Any party to litigation – and this includes construction litigation – has strict obligations to preserve all documents that might be relevant to the dispute. The logic behind this is that, should the matter ever get to Court, then the Court will have all the documents available to make a fully informed and just decision.
This obligation doesn’t start when proceedings are issued; it starts much earlier, from the point when litigation is in the reasonable contemplation of the party. It not only extends to documents that might support the party’s case, but also to documents that might hinder its case, or help or hinder the other side’s case.
Before the advent of electronic communications, document preservation was simply a matter of identifying all relevant documents, putting them into files and storing them somewhere safe.
Now, however, the proliferation of electronic communications means that things are a lot more complicated. The obligation is to preserve relevant “documents”. This is actually a very wide definition, which includes “any records of any description containing information”. This includes electronic documents such as emails, word documents, spreadsheets, photographs, text messages, voicemail messages, Whatsapp messages- the list goes on. All such documents that are relevant to the case must be preserved as soon as litigation is reasonably contemplated.
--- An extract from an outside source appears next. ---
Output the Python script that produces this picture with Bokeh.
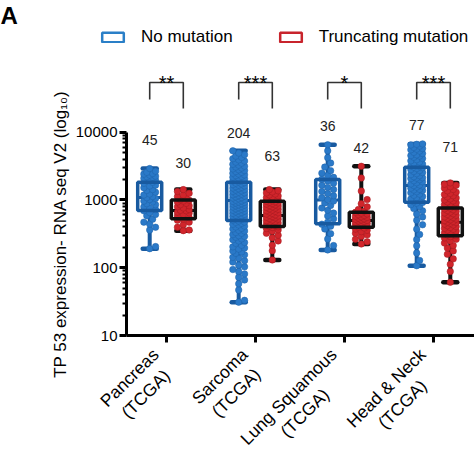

Many organisations have a policy of not deleting any documents, electronic or otherwise. Instead, they are sent to archive. As long as these are accessible, this is fine. Other organisations, however, have a policy of deleting old documents and emails. A common example is deleting an employee’s emails and electronic document files when they leave the company. Sometimes this happens automatically.
If there is such a deletion policy, it must be reviewed, because it may lead to the destruction of relevant documents. The Court will take a dim view of this and may make adverse inferences from the absence of the documents, which in turn may prejudice a party’s case.
Indeed, it is suggested that, as a matter of course, organisations should ask whether the outgoing employee may have any documents relevant to a dispute, before any deletion takes place. If the answer is yes, those documents must be preserved. They can be saved in a separate folder with the irrelevant documents being deleted, but if this is done, the organisation must keep a careful record of the search terms it has used to identify the relevant and irrelevant documents.
New court rules
Recognising the importance of document preservation, the Business and Property Courts (BPC) (of which the Technology and Construction Court is part), have introduced a compulsory pilot scheme for disclosure, which introduces further steps to help ensure the parties preserve relevant documents. This scheme came into force on 1 January.
A party contemplating litigation must now send a notice (known as a PD51U notice) to all employees, agents and third parties who are likely to be in possession of any relevant documents, reminding them to preserve those documents. Once the notices have been sent out, a senior person within the organisation then has to sign a declaration, confirming that the organisation has taken reasonable steps to preserve documents, and has sent the notices to all relevant employees. This is known as the PD51U declaration.
In addition, when a party issues its claim, it must confirm in writing that it has taken the relevant steps to preserve documents, including issuing the PD51U notices and completing the PD51U declaration.
All organisations should take a look at their document retention policy. The automatic deletion of electronic documents is a particular issue, and should be modified so that the documents can be reviewed for relevance, and then saved, before deletion takes place.
If your organisation is contemplating any type of litigation, it should immediately contact a lawyer to seek advice on what it should do in respect of document preservation. In the meantime, just remember: “DON’T HIT DELETE!”